Em 2008 tive o prazer de conhecer esse belo país chamado África do Sul. Achei-o em muitos aspectos parecido com nosso Brasil. A começar pela receptividade do povo. É natural que numa cultura diferente da nossa fiquemos mais atentos a nuances que possam diferenciá-la, contrastar ou se assemelhar com o que estamos acostumados. Pude viver algumas situações que espelharam marcas de um passado recente, um fantasma que ainda ronda a sociedade sul-africana. Relatá-las agora é bastante oportuno para ilustrar como estava o país 14 anos depois das eleições vencidas pelo partido Congresso Nacional, que elegeu Mandela presidente.
- Jefreys Bay: Na praia internacionalmente conhecida pelos surfistas, com casas sem muro com nítida influência europeia, uma cena chamou nossa atenção. Um grupo pessoas trabalhava reparando o calçamento da bela rua. Eram três negros e um branco. O branco dava as ordens.
- Van: Na Cidade do Cabo, considerada uma das oito mais belas do mundo, quase não se usava (em 2008) ônibus urbanos. O trânsito de vans era responsável por boa parte do transporte público, pelo menos no centro da cidade. Eu e uma colega entramos numa dessas vans, com apenas dois lugares vagos. Eu fiquei indeciso se no fundo da van havia lugar para mim, mas acabei me dirigindo pra lá e sentei-me ente duas senhoras negras. Entre eles é muito comum se falar em africâner, inglês ou português, fruto das colonizações que influenciaram sua cultura. Sem saber que eu era brasileiro, uma das senhoras, tendo percebido minha indecisão comentou assim com a outra: -“Ele não quer sentar perto de nós. Tem medo de se contaminar!”. Sorri, e com o máximo possível de educação respondi, em bom português também, que eu era brasileiro e que aqui não pensávamos dessa forma.

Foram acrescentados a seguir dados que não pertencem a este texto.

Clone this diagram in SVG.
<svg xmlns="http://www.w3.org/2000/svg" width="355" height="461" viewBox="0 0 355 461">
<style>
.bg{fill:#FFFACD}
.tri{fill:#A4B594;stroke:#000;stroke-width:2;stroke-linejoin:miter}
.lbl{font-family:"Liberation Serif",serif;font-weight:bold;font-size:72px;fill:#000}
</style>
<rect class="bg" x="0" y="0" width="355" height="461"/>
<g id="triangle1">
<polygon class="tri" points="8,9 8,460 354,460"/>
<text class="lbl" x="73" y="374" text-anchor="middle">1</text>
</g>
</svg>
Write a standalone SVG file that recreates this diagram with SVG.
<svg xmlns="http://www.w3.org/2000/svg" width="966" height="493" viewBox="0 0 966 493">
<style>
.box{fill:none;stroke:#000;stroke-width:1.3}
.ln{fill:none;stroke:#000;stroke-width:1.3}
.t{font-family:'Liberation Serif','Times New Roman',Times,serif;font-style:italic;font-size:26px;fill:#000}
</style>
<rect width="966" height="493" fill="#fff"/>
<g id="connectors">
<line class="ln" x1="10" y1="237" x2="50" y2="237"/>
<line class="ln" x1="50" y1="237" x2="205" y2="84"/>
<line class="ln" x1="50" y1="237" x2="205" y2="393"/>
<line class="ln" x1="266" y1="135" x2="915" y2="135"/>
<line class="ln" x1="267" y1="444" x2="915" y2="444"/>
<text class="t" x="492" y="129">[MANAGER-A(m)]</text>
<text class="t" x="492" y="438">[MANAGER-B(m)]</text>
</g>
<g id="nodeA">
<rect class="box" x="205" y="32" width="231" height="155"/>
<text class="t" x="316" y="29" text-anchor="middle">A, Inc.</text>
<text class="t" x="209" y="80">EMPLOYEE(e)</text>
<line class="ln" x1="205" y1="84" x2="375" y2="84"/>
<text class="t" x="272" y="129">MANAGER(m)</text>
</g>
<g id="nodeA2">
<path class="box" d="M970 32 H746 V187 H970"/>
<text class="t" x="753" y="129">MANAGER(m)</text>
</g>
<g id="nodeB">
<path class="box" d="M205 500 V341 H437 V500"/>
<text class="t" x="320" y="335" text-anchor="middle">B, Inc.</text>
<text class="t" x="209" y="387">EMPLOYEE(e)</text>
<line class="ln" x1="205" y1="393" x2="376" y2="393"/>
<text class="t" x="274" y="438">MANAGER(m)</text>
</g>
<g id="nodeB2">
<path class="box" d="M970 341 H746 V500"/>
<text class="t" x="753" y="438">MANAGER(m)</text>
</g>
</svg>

- Boate Tiger Tiger: A Cidade do Cabo é multicultural, fruto do intenso fluxo de turistas do mundo inteiro. Certa noite eu e mais três brasileiros decidimos conhecer a balada mais famosa da cidade, a Tiger, Tiger (“táiga, táiga”). Fomos orientados a não responder à provocações, pois um dos amigos era negro e naquela boate, elitista para os padrões sul-africanos, poderia não ser bem vindo. Nenhum de nós hesitou um segundo. Fomos mesmo assim, é claro, e nada aconteceu de anormal. Mas gerou desconforto e espanto pensar que um amigo fosse desrespeitado dessa maneira numa das cidades mais cosmopolitas do país.